* **WORK TO DO**:
Set the data down again, exactly as it reads, but without the pictures.

───── SUPPLIED INFORMATION

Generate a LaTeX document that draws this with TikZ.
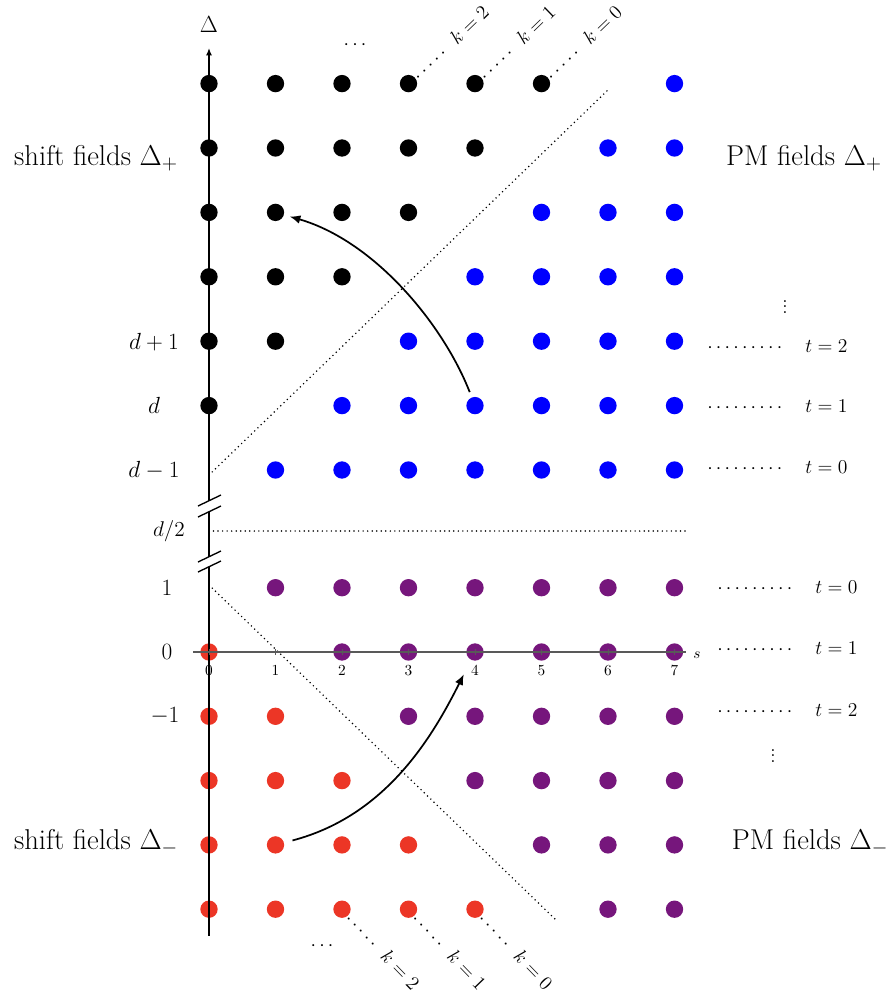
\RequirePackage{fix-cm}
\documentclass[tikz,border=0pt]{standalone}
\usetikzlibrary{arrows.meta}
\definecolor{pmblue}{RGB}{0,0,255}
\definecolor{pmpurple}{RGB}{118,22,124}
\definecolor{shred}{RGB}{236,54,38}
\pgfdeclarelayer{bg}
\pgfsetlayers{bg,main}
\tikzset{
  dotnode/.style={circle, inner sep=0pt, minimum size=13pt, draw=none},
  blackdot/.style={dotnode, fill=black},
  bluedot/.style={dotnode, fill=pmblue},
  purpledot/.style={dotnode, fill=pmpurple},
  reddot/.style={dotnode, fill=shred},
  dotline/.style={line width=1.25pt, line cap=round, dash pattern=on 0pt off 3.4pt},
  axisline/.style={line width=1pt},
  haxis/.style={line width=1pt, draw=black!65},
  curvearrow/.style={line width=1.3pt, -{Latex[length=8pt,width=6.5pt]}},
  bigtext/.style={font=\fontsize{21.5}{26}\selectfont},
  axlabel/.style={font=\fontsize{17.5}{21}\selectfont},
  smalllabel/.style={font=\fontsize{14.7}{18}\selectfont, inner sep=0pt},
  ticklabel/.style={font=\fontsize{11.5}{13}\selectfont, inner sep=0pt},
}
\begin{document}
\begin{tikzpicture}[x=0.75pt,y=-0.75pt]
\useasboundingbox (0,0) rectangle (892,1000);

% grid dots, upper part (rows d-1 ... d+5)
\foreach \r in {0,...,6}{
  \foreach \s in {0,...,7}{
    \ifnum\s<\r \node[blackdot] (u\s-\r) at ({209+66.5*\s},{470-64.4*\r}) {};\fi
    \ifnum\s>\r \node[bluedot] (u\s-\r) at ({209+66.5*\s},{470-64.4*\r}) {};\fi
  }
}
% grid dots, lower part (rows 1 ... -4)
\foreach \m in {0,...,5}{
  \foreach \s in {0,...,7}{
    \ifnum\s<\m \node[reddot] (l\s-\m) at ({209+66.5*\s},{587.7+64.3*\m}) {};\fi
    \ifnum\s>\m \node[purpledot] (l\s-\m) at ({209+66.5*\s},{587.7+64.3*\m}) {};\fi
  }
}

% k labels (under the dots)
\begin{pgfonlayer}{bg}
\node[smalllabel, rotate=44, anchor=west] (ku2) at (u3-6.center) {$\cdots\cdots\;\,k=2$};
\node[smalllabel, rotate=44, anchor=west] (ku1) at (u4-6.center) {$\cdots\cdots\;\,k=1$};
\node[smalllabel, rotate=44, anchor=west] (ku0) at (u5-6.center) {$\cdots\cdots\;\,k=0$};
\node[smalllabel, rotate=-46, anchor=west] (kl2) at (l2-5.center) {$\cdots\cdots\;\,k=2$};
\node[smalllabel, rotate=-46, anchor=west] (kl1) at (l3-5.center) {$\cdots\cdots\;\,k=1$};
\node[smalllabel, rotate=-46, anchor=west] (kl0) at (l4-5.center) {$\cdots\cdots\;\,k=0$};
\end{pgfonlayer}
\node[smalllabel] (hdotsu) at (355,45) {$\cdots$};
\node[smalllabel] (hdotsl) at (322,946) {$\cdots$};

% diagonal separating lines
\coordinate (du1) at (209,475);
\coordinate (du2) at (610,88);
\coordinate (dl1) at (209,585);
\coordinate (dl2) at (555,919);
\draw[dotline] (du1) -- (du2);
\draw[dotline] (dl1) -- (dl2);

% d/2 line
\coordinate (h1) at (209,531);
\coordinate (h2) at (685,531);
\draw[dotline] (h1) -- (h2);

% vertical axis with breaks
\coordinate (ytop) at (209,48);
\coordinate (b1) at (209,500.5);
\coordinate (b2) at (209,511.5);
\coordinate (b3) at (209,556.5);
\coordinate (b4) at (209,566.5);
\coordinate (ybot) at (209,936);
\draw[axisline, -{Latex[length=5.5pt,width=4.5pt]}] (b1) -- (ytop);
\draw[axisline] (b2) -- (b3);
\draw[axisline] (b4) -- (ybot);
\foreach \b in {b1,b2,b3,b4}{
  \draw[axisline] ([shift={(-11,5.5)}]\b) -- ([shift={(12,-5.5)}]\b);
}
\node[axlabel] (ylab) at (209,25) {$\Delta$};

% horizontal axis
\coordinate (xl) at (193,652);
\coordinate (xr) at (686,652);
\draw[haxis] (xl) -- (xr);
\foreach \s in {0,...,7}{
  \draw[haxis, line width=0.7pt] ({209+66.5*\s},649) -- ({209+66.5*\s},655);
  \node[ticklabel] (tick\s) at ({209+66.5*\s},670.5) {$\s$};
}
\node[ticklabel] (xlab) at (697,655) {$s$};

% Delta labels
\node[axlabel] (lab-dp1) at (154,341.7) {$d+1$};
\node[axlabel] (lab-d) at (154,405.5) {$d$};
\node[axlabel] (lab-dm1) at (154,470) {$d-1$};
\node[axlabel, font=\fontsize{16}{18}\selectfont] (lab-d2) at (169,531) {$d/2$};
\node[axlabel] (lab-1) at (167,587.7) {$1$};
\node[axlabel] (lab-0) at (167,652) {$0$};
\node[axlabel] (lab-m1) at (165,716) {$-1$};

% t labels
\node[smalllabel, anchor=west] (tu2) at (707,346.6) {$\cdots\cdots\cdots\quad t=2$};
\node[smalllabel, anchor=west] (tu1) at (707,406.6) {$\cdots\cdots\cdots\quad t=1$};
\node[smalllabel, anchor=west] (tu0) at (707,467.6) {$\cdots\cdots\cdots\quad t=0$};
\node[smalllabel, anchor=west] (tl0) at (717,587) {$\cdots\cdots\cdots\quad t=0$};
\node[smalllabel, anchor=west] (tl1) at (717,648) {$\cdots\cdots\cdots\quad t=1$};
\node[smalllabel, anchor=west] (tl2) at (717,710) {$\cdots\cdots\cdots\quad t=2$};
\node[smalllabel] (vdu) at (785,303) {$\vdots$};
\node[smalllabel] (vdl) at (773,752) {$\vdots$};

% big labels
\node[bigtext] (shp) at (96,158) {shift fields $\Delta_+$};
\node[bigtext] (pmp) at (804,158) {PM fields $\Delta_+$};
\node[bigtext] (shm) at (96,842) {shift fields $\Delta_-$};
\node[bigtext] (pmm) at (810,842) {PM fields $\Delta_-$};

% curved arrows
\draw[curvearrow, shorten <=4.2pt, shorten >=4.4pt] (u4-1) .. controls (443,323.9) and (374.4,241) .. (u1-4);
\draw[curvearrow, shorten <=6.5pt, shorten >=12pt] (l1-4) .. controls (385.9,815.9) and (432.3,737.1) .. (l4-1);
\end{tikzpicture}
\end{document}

──────────

* **TASK ANSWER**:
Generate a LaTeX document that draws this with TikZ.
\RequirePackage{fix-cm}
\documentclass[tikz,border=0pt]{standalone}
\usetikzlibrary{arrows.meta}
\definecolor{pmblue}{RGB}{0,0,255}
\definecolor{pmpurple}{RGB}{118,22,124}
\definecolor{shred}{RGB}{236,54,38}
\pgfdeclarelayer{bg}
\pgfsetlayers{bg,main}
\tikzset{
  dotnode/.style={circle, inner sep=0pt, minimum size=13pt, draw=none},
  blackdot/.style={dotnode, fill=black},
  bluedot/.style={dotnode, fill=pmblue},
  purpledot/.style={dotnode, fill=pmpurple},
  reddot/.style={dotnode, fill=shred},
  dotline/.style={line width=1.25pt, line cap=round, dash pattern=on 0pt off 3.4pt},
  axisline/.style={line width=1pt},
  haxis/.style={line width=1pt, draw=black!65},
  curvearrow/.style={line width=1.3pt, -{Latex[length=8pt,width=6.5pt]}},
  bigtext/.style={font=\fontsize{21.5}{26}\selectfont},
  axlabel/.style={font=\fontsize{17.5}{21}\selectfont},
  smalllabel/.style={font=\fontsize{14.7}{18}\selectfont, inner sep=0pt},
  ticklabel/.style={font=\fontsize{11.5}{13}\selectfont, inner sep=0pt},
}
\begin{document}
\begin{tikzpicture}[x=0.75pt,y=-0.75pt]
\useasboundingbox (0,0) rectangle (892,1000);

% grid dots, upper part (rows d-1 ... d+5)
\foreach \r in {0,...,6}{
  \foreach \s in {0,...,7}{
    \ifnum\s<\r \node[blackdot] (u\s-\r) at ({209+66.5*\s},{470-64.4*\r}) {};\fi
    \ifnum\s>\r \node[bluedot] (u\s-\r) at ({209+66.5*\s},{470-64.4*\r}) {};\fi
  }
}
% grid dots, lower part (rows 1 ... -4)
\foreach \m in {0,...,5}{
  \foreach \s in {0,...,7}{
    \ifnum\s<\m \node[reddot] (l\s-\m) at ({209+66.5*\s},{587.7+64.3*\m}) {};\fi
    \ifnum\s>\m \node[purpledot] (l\s-\m) at ({209+66.5*\s},{587.7+64.3*\m}) {};\fi
  }
}

% k labels (under the dots)
\begin{pgfonlayer}{bg}
\node[smalllabel, rotate=44, anchor=west] (ku2) at (u3-6.center) {$\cdots\cdots\;\,k=2$};
\node[smalllabel, rotate=44, anchor=west] (ku1) at (u4-6.center) {$\cdots\cdots\;\,k=1$};
\node[smalllabel, rotate=44, anchor=west] (ku0) at (u5-6.center) {$\cdots\cdots\;\,k=0$};
\node[smalllabel, rotate=-46, anchor=west] (kl2) at (l2-5.center) {$\cdots\cdots\;\,k=2$};
\node[smalllabel, rotate=-46, anchor=west] (kl1) at (l3-5.center) {$\cdots\cdots\;\,k=1$};
\node[smalllabel, rotate=-46, anchor=west] (kl0) at (l4-5.center) {$\cdots\cdots\;\,k=0$};
\end{pgfonlayer}
\node[smalllabel] (hdotsu) at (355,45) {$\cdots$};
\node[smalllabel] (hdotsl) at (322,946) {$\cdots$};

% diagonal separating lines
\coordinate (du1) at (209,475);
\coordinate (du2) at (610,88);
\coordinate (dl1) at (209,585);
\coordinate (dl2) at (555,919);
\draw[dotline] (du1) -- (du2);
\draw[dotline] (dl1) -- (dl2);

% d/2 line
\coordinate (h1) at (209,531);
\coordinate (h2) at (685,531);
\draw[dotline] (h1) -- (h2);

% vertical axis with breaks
\coordinate (ytop) at (209,48);
\coordinate (b1) at (209,500.5);
\coordinate (b2) at (209,511.5);
\coordinate (b3) at (209,556.5);
\coordinate (b4) at (209,566.5);
\coordinate (ybot) at (209,936);
\draw[axisline, -{Latex[length=5.5pt,width=4.5pt]}] (b1) -- (ytop);
\draw[axisline] (b2) -- (b3);
\draw[axisline] (b4) -- (ybot);
\foreach \b in {b1,b2,b3,b4}{
  \draw[axisline] ([shift={(-11,5.5)}]\b) -- ([shift={(12,-5.5)}]\b);
}
\node[axlabel] (ylab) at (209,25) {$\Delta$};

% horizontal axis
\coordinate (xl) at (193,652);
\coordinate (xr) at (686,652);
\draw[haxis] (xl) -- (xr);
\foreach \s in {0,...,7}{
  \draw[haxis, line width=0.7pt] ({209+66.5*\s},649) -- ({209+66.5*\s},655);
  \node[ticklabel] (tick\s) at ({209+66.5*\s},670.5) {$\s$};
}
\node[ticklabel] (xlab) at (697,655) {$s$};

% Delta labels
\node[axlabel] (lab-dp1) at (154,341.7) {$d+1$};
\node[axlabel] (lab-d) at (154,405.5) {$d$};
\node[axlabel] (lab-dm1) at (154,470) {$d-1$};
\node[axlabel, font=\fontsize{16}{18}\selectfont] (lab-d2) at (169,531) {$d/2$};
\node[axlabel] (lab-1) at (167,587.7) {$1$};
\node[axlabel] (lab-0) at (167,652) {$0$};
\node[axlabel] (lab-m1) at (165,716) {$-1$};

% t labels
\node[smalllabel, anchor=west] (tu2) at (707,346.6) {$\cdots\cdots\cdots\quad t=2$};
\node[smalllabel, anchor=west] (tu1) at (707,406.6) {$\cdots\cdots\cdots\quad t=1$};
\node[smalllabel, anchor=west] (tu0) at (707,467.6) {$\cdots\cdots\cdots\quad t=0$};
\node[smalllabel, anchor=west] (tl0) at (717,587) {$\cdots\cdots\cdots\quad t=0$};
\node[smalllabel, anchor=west] (tl1) at (717,648) {$\cdots\cdots\cdots\quad t=1$};
\node[smalllabel, anchor=west] (tl2) at (717,710) {$\cdots\cdots\cdots\quad t=2$};
\node[smalllabel] (vdu) at (785,303) {$\vdots$};
\node[smalllabel] (vdl) at (773,752) {$\vdots$};

% big labels
\node[bigtext] (shp) at (96,158) {shift fields $\Delta_+$};
\node[bigtext] (pmp) at (804,158) {PM fields $\Delta_+$};
\node[bigtext] (shm) at (96,842) {shift fields $\Delta_-$};
\node[bigtext] (pmm) at (810,842) {PM fields $\Delta_-$};

% curved arrows
\draw[curvearrow, shorten <=4.2pt, shorten >=4.4pt] (u4-1) .. controls (443,323.9) and (374.4,241) .. (u1-4);
\draw[curvearrow, shorten <=6.5pt, shorten >=12pt] (l1-4) .. controls (385.9,815.9) and (432.3,737.1) .. (l4-1);
\end{tikzpicture}
\end{document}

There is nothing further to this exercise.